TO BE DONE: Make an exact copy of the data below, leaving out every picture.

····················

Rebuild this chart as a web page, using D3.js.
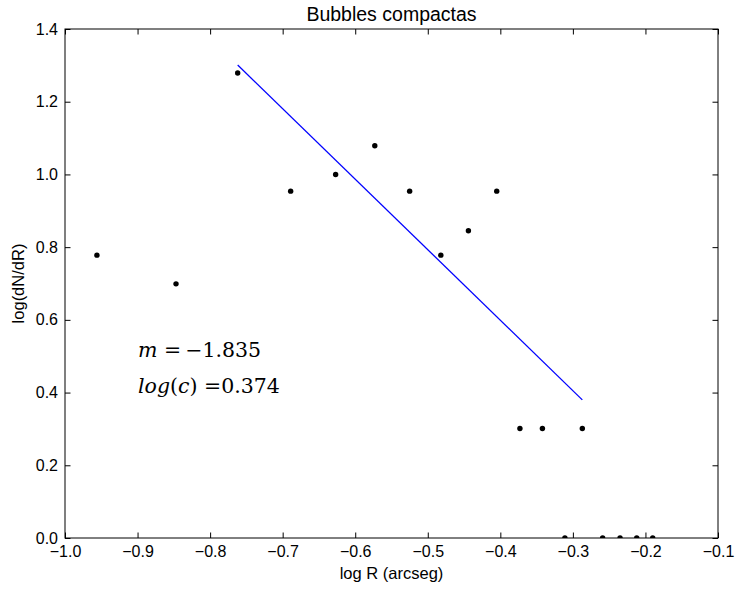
<!DOCTYPE html>
<html><head><meta charset="utf-8">
<script src="https://cdn.jsdelivr.net/npm/d3@7"></script>
<style>body{margin:0;background:#fff}</style>
</head><body>
<svg id="c" width="736" height="589"></svg>
<script>
const logR = [-0.956,-0.847,-0.762,-0.689,-0.627,-0.573,-0.525,-0.482,-0.444,-0.405,-0.373,-0.342,-0.311,-0.287,-0.259,-0.235,-0.212,-0.190];
const logN = [0.778,0.699,1.279,0.954,1.0,1.079,0.954,0.778,0.845,0.954,0.301,0.301,0.0,0.301,0.0,0.0,0.0,0.0];
const fitX = [-0.762,-0.287];
const fitY = [1.301,0.380];
const xTicks = [-1.0,-0.9,-0.8,-0.7,-0.6,-0.5,-0.4,-0.3,-0.2,-0.1];
const yTicks = [0.0,0.2,0.4,0.6,0.8,1.0,1.2,1.4];
const title = "Bubbles compactas";
const xLabel = "log R (arcseg)";
const yLabel = "log(dN/dR)";

const svg = d3.select("#c");
const L=65, R=718, T=29, B=538;
const x = d3.scaleLinear().domain([-1.0,-0.1]).range([L,R]);
const y = d3.scaleLinear().domain([0,1.4]).range([B,T]);
const font = "'Liberation Sans', Arial, sans-serif";
const fmt = v => (v<0?"\u2212":"") + Math.abs(v).toFixed(1);

svg.append("clipPath").attr("id","clip").append("rect").attr("x",L).attr("y",T).attr("width",R-L).attr("height",B-T);

// fit line
svg.append("path").datum(fitX.map((d,i)=>[d,fitY[i]]))
  .attr("d", d3.line().x(d=>x(d[0])).y(d=>y(d[1])))
  .attr("stroke","#0000ff").attr("stroke-width",1.3).attr("fill","none");

// points
svg.append("g").attr("clip-path","url(#clip)").selectAll("circle").data(logR).join("circle")
  .attr("cx",(d)=>x(d)).attr("cy",(d,i)=>y(logN[i])).attr("r",2.7).attr("fill","#000");

// axes (ticks inward)
const tl = 5.5;
const gB = svg.append("g").attr("transform",`translate(0,${B})`)
  .call(d3.axisBottom(x).tickValues(xTicks).tickSize(-tl).tickPadding(8).tickFormat(fmt));
const gT = svg.append("g").attr("transform",`translate(0,${T})`)
  .call(d3.axisTop(x).tickValues(xTicks).tickSize(-tl).tickFormat(""));
const gL = svg.append("g").attr("transform",`translate(${L},0)`)
  .call(d3.axisLeft(y).tickValues(yTicks).tickSize(-tl).tickPadding(7).tickFormat(d=>d.toFixed(1)));
const gR = svg.append("g").attr("transform",`translate(${R},0)`)
  .call(d3.axisRight(y).tickValues(yTicks).tickSize(-tl).tickFormat(""));
[gB,gT,gL,gR].forEach(g=>{
  g.select(".domain").remove();
  g.selectAll("line").attr("stroke","#000").attr("stroke-width",1);
  g.selectAll("text").attr("font-family",font).attr("font-size",16).attr("fill","#000");
});
svg.append("rect").attr("x",L).attr("y",T).attr("width",R-L).attr("height",B-T)
  .attr("fill","none").attr("stroke","#000").attr("stroke-width",1);

// title & labels
svg.append("text").attr("x",(L+R)/2).attr("y",21).attr("text-anchor","middle")
  .attr("font-family",font).attr("font-size",19.5).text(title);
svg.append("text").attr("x",(L+R)/2).attr("y",579).attr("text-anchor","middle")
  .attr("font-family",font).attr("font-size",16.5).text(xLabel);
svg.append("text").attr("transform",`translate(24,${(T+B)/2}) rotate(-90)`).attr("text-anchor","middle")
  .attr("font-family",font).attr("font-size",16.5).text(yLabel);

// annotation
const serif = "'DejaVu Serif', serif";
const a1 = svg.append("text").attr("x",138).attr("y",357).attr("font-family",serif).attr("font-size",20.5);
a1.append("tspan").attr("font-style","italic").text("m");
a1.append("tspan").text(" =\u2009\u22121.835");
const a2 = svg.append("text").attr("x",138).attr("y",393).attr("font-family",serif).attr("font-size",20.5);
a2.append("tspan").attr("font-style","italic").text("log");
a2.append("tspan").text("(");
a2.append("tspan").attr("font-style","italic").text("c");
a2.append("tspan").text(") =0.374");
</script>
</body></html>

····················

REPLY TO THE TASK:
Rebuild this chart as a web page, using D3.js.
<!DOCTYPE html>
<html><head><meta charset="utf-8">
<script src="https://cdn.jsdelivr.net/npm/d3@7"></script>
<style>body{margin:0;background:#fff}</style>
</head><body>
<svg id="c" width="736" height="589"></svg>
<script>
const logR = [-0.956,-0.847,-0.762,-0.689,-0.627,-0.573,-0.525,-0.482,-0.444,-0.405,-0.373,-0.342,-0.311,-0.287,-0.259,-0.235,-0.212,-0.190];
const logN = [0.778,0.699,1.279,0.954,1.0,1.079,0.954,0.778,0.845,0.954,0.301,0.301,0.0,0.301,0.0,0.0,0.0,0.0];
const fitX = [-0.762,-0.287];
const fitY = [1.301,0.380];
const xTicks = [-1.0,-0.9,-0.8,-0.7,-0.6,-0.5,-0.4,-0.3,-0.2,-0.1];
const yTicks = [0.0,0.2,0.4,0.6,0.8,1.0,1.2,1.4];
const title = "Bubbles compactas";
const xLabel = "log R (arcseg)";
const yLabel = "log(dN/dR)";

const svg = d3.select("#c");
const L=65, R=718, T=29, B=538;
const x = d3.scaleLinear().domain([-1.0,-0.1]).range([L,R]);
const y = d3.scaleLinear().domain([0,1.4]).range([B,T]);
const font = "'Liberation Sans', Arial, sans-serif";
const fmt = v => (v<0?"\u2212":"") + Math.abs(v).toFixed(1);

svg.append("clipPath").attr("id","clip").append("rect").attr("x",L).attr("y",T).attr("width",R-L).attr("height",B-T);

// fit line
svg.append("path").datum(fitX.map((d,i)=>[d,fitY[i]]))
  .attr("d", d3.line().x(d=>x(d[0])).y(d=>y(d[1])))
  .attr("stroke","#0000ff").attr("stroke-width",1.3).attr("fill","none");

// points
svg.append("g").attr("clip-path","url(#clip)").selectAll("circle").data(logR).join("circle")
  .attr("cx",(d)=>x(d)).attr("cy",(d,i)=>y(logN[i])).attr("r",2.7).attr("fill","#000");

// axes (ticks inward)
const tl = 5.5;
const gB = svg.append("g").attr("transform",`translate(0,${B})`)
  .call(d3.axisBottom(x).tickValues(xTicks).tickSize(-tl).tickPadding(8).tickFormat(fmt));
const gT = svg.append("g").attr("transform",`translate(0,${T})`)
  .call(d3.axisTop(x).tickValues(xTicks).tickSize(-tl).tickFormat(""));
const gL = svg.append("g").attr("transform",`translate(${L},0)`)
  .call(d3.axisLeft(y).tickValues(yTicks).tickSize(-tl).tickPadding(7).tickFormat(d=>d.toFixed(1)));
const gR = svg.append("g").attr("transform",`translate(${R},0)`)
  .call(d3.axisRight(y).tickValues(yTicks).tickSize(-tl).tickFormat(""));
[gB,gT,gL,gR].forEach(g=>{
  g.select(".domain").remove();
  g.selectAll("line").attr("stroke","#000").attr("stroke-width",1);
  g.selectAll("text").attr("font-family",font).attr("font-size",16).attr("fill","#000");
});
svg.append("rect").attr("x",L).attr("y",T).attr("width",R-L).attr("height",B-T)
  .attr("fill","none").attr("stroke","#000").attr("stroke-width",1);

// title & labels
svg.append("text").attr("x",(L+R)/2).attr("y",21).attr("text-anchor","middle")
  .attr("font-family",font).attr("font-size",19.5).text(title);
svg.append("text").attr("x",(L+R)/2).attr("y",579).attr("text-anchor","middle")
  .attr("font-family",font).attr("font-size",16.5).text(xLabel);
svg.append("text").attr("transform",`translate(24,${(T+B)/2}) rotate(-90)`).attr("text-anchor","middle")
  .attr("font-family",font).attr("font-size",16.5).text(yLabel);

// annotation
const serif = "'DejaVu Serif', serif";
const a1 = svg.append("text").attr("x",138).attr("y",357).attr("font-family",serif).attr("font-size",20.5);
a1.append("tspan").attr("font-style","italic").text("m");
a1.append("tspan").text(" =\u2009\u22121.835");
const a2 = svg.append("text").attr("x",138).attr("y",393).attr("font-family",serif).attr("font-size",20.5);
a2.append("tspan").attr("font-style","italic").text("log");
a2.append("tspan").text("(");
a2.append("tspan").attr("font-style","italic").text("c");
a2.append("tspan").text(") =0.374");
</script>
</body></html>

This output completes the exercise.